Copy exactly the lines from the start of the material through the line with "3.39, 3.43, 3.49]". Pictures stay out of the copy.

★ ★ ★ ★

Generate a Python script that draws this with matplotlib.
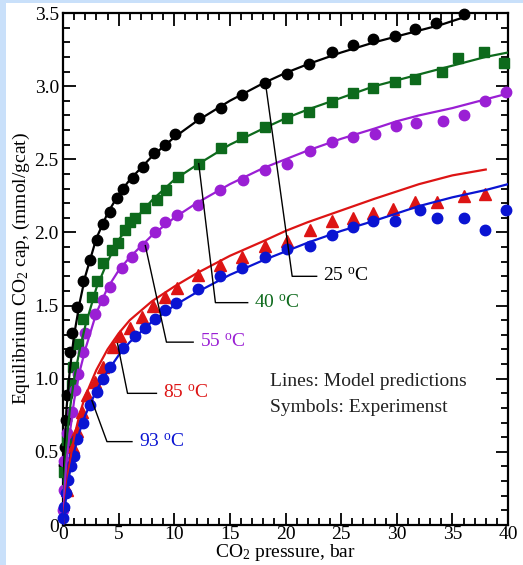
import numpy as np
import matplotlib
matplotlib.use('Agg')
import matplotlib.pyplot as plt
from matplotlib.patches import Rectangle

plt.rcParams['font.family'] = ['Liberation Serif', 'DejaVu Serif']
plt.rcParams['mathtext.fontset'] = 'custom'
plt.rcParams['mathtext.rm'] = 'Liberation Serif'
plt.rcParams['mathtext.it'] = 'Liberation Serif:italic'
plt.rcParams['mathtext.default'] = 'regular'

# ---- experimental points (symbols) ----
p25 = [0.09, 0.18, 0.27, 0.36, 0.63, 0.81, 1.26, 1.8, 2.43, 3.06, 3.6, 4.2, 4.85, 5.39, 6.29, 7.19,
       8.18, 9.17, 10.07, 12.2, 14.2, 16.1, 18.2, 20.1, 22.1, 24.2, 26.1, 27.9, 29.8, 31.6, 33.5, 36.0]
q25 = [0.41, 0.53, 0.72, 0.89, 1.18, 1.31, 1.49, 1.67, 1.81, 1.95, 2.06, 2.14, 2.235, 2.30, 2.37, 2.45,
       2.54, 2.60, 2.67, 2.78, 2.85, 2.94, 3.02, 3.08, 3.15, 3.23, 3.28, 3.32, 3.34, 3.39, 3.43, 3.49]

p40 = [0.05, 0.36, 0.81, 0.9, 1.35, 1.8, 2.6, 3.06, 3.6, 4.4, 4.94, 5.57, 6.0, 6.5, 7.4, 8.45, 9.3,
       10.3, 12.2, 14.2, 16.1, 18.2, 20.1, 22.1, 24.2, 26.1, 27.9, 29.8, 31.6, 34.1, 35.5, 37.8, 39.6]
q40 = [0.36, 0.58, 0.96, 1.08, 1.24, 1.41, 1.56, 1.67, 1.79, 1.88, 1.93, 2.02, 2.07, 2.10, 2.17, 2.22, 2.29,
       2.38, 2.47, 2.58, 2.65, 2.72, 2.78, 2.82, 2.89, 2.95, 2.99, 3.03, 3.05, 3.10, 3.19, 3.23, 3.16]

p55 = [0.0, 0.05, 0.1, 0.36, 0.81, 1.08, 1.35, 1.8, 1.98, 2.9, 3.6, 4.2, 5.3, 6.2, 7.2, 8.3, 9.2, 10.25,
       12.1, 14.1, 16.2, 18.2, 20.1, 22.2, 24.2, 26.1, 28.0, 29.9, 31.7, 34.2, 36.0, 37.9, 39.8]
q55 = [0.10, 0.24, 0.44, 0.63, 0.77, 0.92, 1.03, 1.18, 1.31, 1.44, 1.54, 1.63, 1.76, 1.83, 1.91, 2.0, 2.07, 2.12,
       2.19, 2.29, 2.36, 2.43, 2.47, 2.56, 2.62, 2.65, 2.67, 2.73, 2.75, 2.76, 2.80, 2.90, 2.96]

p85 = [0.36, 0.9, 1.26, 1.7, 2.16, 2.9, 3.6, 4.5, 5.1, 6.0, 7.1, 8.1, 9.2, 10.25, 12.1, 14.1, 16.1,
       18.2, 20.1, 22.2, 24.2, 26.1, 27.9, 29.7, 31.6, 33.6, 36.0, 37.9]
q85 = [0.24, 0.53, 0.64, 0.77, 0.89, 0.98, 1.08, 1.22, 1.29, 1.35, 1.42, 1.50, 1.56, 1.62, 1.71, 1.78, 1.83,
       1.91, 1.94, 2.02, 2.08, 2.10, 2.13, 2.16, 2.21, 2.21, 2.25, 2.26]

p93 = [0.0, 0.09, 0.27, 0.45, 0.72, 0.99, 1.26, 1.8, 2.43, 3.06, 3.6, 4.2, 5.4, 6.5, 7.4, 8.3, 9.2, 10.2,
       12.1, 14.1, 16.1, 18.2, 20.1, 22.2, 24.2, 26.1, 27.9, 29.8, 32.1, 33.6, 36.0, 37.9, 39.8]
q93 = [0.05, 0.12, 0.22, 0.31, 0.40, 0.47, 0.59, 0.70, 0.82, 0.91, 1.0, 1.08, 1.21, 1.29, 1.35, 1.41, 1.47, 1.52,
       1.61, 1.70, 1.76, 1.83, 1.89, 1.91, 1.98, 2.04, 2.08, 2.08, 2.15, 2.10, 2.10, 2.02, 2.15]

# ---- model predictions (lines) ----
lx25 = [0, 0.1, 0.3, 0.6, 1, 1.5, 2, 3, 4, 5, 6, 8, 10, 12, 15, 18, 20, 22, 25, 28, 30, 32, 34, 36]
ly25 = [0, 0.42, 0.78, 1.05, 1.30, 1.52, 1.70, 1.96, 2.13, 2.26, 2.36, 2.52, 2.65, 2.76, 2.90, 3.02,
        3.09, 3.15, 3.23, 3.30, 3.34, 3.38, 3.42, 3.47]
lx40 = [0, 0.1, 0.3, 0.6, 1, 1.5, 2, 3, 4, 5, 6, 8, 10, 12, 15, 18, 20, 22, 25, 28, 30, 32, 35, 38, 40]
ly40 = [0, 0.3, 0.55, 0.78, 1.0, 1.2, 1.36, 1.62, 1.80, 1.95, 2.05, 2.22, 2.36, 2.46, 2.60, 2.71, 2.78,
        2.84, 2.92, 3.0, 3.04, 3.08, 3.14, 3.20, 3.23]
lx55 = [0, 0.1, 0.3, 0.6, 1, 1.5, 2, 3, 4, 5, 6, 8, 10, 12, 15, 18, 20, 22, 25, 28, 30, 32, 35, 38, 40]
ly55 = [0, 0.2, 0.42, 0.62, 0.85, 1.05, 1.2, 1.45, 1.62, 1.74, 1.83, 1.98, 2.10, 2.20, 2.33, 2.44, 2.50,
        2.56, 2.64, 2.71, 2.76, 2.80, 2.85, 2.91, 2.95]
lx85 = [0, 0.2, 0.5, 1, 1.5, 2, 3, 4, 5, 6, 8, 10, 12, 15, 18, 20, 22, 25, 28, 30, 32, 35, 38]
ly85 = [0, 0.18, 0.38, 0.6, 0.76, 0.88, 1.06, 1.2, 1.31, 1.40, 1.53, 1.63, 1.72, 1.84, 1.94, 2.01,
        2.07, 2.15, 2.23, 2.28, 2.33, 2.39, 2.43]
lx93 = [0, 0.2, 0.5, 1, 1.5, 2, 3, 4, 5, 6, 8, 10, 12, 15, 18, 20, 22, 25, 28, 30, 32, 35, 38, 40]
ly93 = [0, 0.14, 0.32, 0.5, 0.64, 0.75, 0.92, 1.05, 1.16, 1.25, 1.39, 1.50, 1.59, 1.71, 1.81, 1.87,
        1.93, 2.01, 2.08, 2.13, 2.18, 2.24, 2.29, 2.33]

labels = ['25 $^{o}$C', '40 $^{o}$C', '55 $^{o}$C', '85 $^{o}$C', '93 $^{o}$C']
colors = ['black', '#0d6a1c', '#9a1fd4', '#dd1414', '#0a14d2']

# leader lines: start on curve -> elbow -> end, label just after end
leaders = [
    [(18.2, 3.02), (20.6, 1.70), (22.8, 1.70)],
    [(12.2, 2.47), (13.7, 1.52), (16.6, 1.52)],
    [(7.4, 1.91), (9.3, 1.25), (11.7, 1.25)],
    [(4.9, 1.24), (5.8, 0.90), (8.4, 0.90)],
    [(2.6, 0.85), (3.95, 0.57), (6.2, 0.57)],
]

fig = plt.figure(figsize=(5.23, 5.65), dpi=100)
fig.patch.set_facecolor('white')
fig.patches.append(Rectangle((0, 0), 6 / 523, 1, transform=fig.transFigure,
                             facecolor='#c9e0fa', edgecolor='none', zorder=0))
fig.patches.append(Rectangle((0, 1 - 3 / 565), 1, 3 / 565, transform=fig.transFigure,
                             facecolor='#c9e0fa', edgecolor='none', zorder=0))

ax = fig.add_axes([63 / 523, 1 - 525 / 565, 445 / 523, 512 / 565])

series = [(lx25, ly25, p25, q25, 'o', 7.5),
          (lx40, ly40, p40, q40, 's', 7.0),
          (lx55, ly55, p55, q55, 'o', 7.5),
          (lx85, ly85, p85, q85, '^', 8.0),
          (lx93, ly93, p93, q93, 'o', 7.5)]

for (lx, ly, px, py, mk, ms), c in zip(series, colors):
    ax.plot(px, py, mk, color=c, ms=ms, mec=c, zorder=3, clip_on=False)
    ax.plot(lx, ly, '-', color=c, lw=1.6, zorder=4)

for pts, lab, c in zip(leaders, labels, colors):
    xs = [p[0] for p in pts]
    ys = [p[1] for p in pts]
    ax.plot(xs, ys, '-', color='black', lw=1.0, zorder=5)
    ax.text(xs[-1] + 0.6, ys[-1], lab, color=c, fontsize=14, va='center', ha='left')

ax.text(18.6, 0.98, 'Lines: Model predictions', fontsize=14, color='#222222', va='center')
ax.text(18.6, 0.80, 'Symbols: Experimenst', fontsize=14, color='#222222', va='center')

ax.set_xlim(0, 40)
ax.set_ylim(0, 3.5)
ax.set_xticks(np.arange(0, 41, 5))
ax.set_xticklabels(['0', '5', '10', '15', '20', '25', '30', '35', '40'])
ax.set_xticks(np.arange(0, 41, 1), minor=True)
ax.set_yticks(np.arange(0, 3.51, 0.5))
ax.set_yticklabels(['0', '0.5', '1.0', '1.5', '2.0', '2.5', '3.0', '3.5'])
ax.set_yticks(np.arange(0, 3.51, 0.1), minor=True)
ax.tick_params(which='both', direction='in', top=True, right=True, width=1.3,
               labelsize=14, pad=3)
ax.tick_params(axis='x', which='both', pad=1)
ax.tick_params(which='major', length=9)
ax.tick_params(which='minor', length=5)
for s in ax.spines.values():
    s.set_linewidth(1.6)

ax.set_xlabel('CO$_2$ pressure, bar', fontsize=14, labelpad=-1)
ax.set_ylabel('Equilibrium CO$_2$ cap, (mmol/gcat)', fontsize=14, labelpad=2)

fig.savefig('out.png', dpi=100)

★ ★ ★ ★

• COMPLETE RESPONSE:
Generate a Python script that draws this with matplotlib.
import numpy as np
import matplotlib
matplotlib.use('Agg')
import matplotlib.pyplot as plt
from matplotlib.patches import Rectangle

plt.rcParams['font.family'] = ['Liberation Serif', 'DejaVu Serif']
plt.rcParams['mathtext.fontset'] = 'custom'
plt.rcParams['mathtext.rm'] = 'Liberation Serif'
plt.rcParams['mathtext.it'] = 'Liberation Serif:italic'
plt.rcParams['mathtext.default'] = 'regular'

# ---- experimental points (symbols) ----
p25 = [0.09, 0.18, 0.27, 0.36, 0.63, 0.81, 1.26, 1.8, 2.43, 3.06, 3.6, 4.2, 4.85, 5.39, 6.29, 7.19,
       8.18, 9.17, 10.07, 12.2, 14.2, 16.1, 18.2, 20.1, 22.1, 24.2, 26.1, 27.9, 29.8, 31.6, 33.5, 36.0]
q25 = [0.41, 0.53, 0.72, 0.89, 1.18, 1.31, 1.49, 1.67, 1.81, 1.95, 2.06, 2.14, 2.235, 2.30, 2.37, 2.45,
       2.54, 2.60, 2.67, 2.78, 2.85, 2.94, 3.02, 3.08, 3.15, 3.23, 3.28, 3.32, 3.34, 3.39, 3.43, 3.49]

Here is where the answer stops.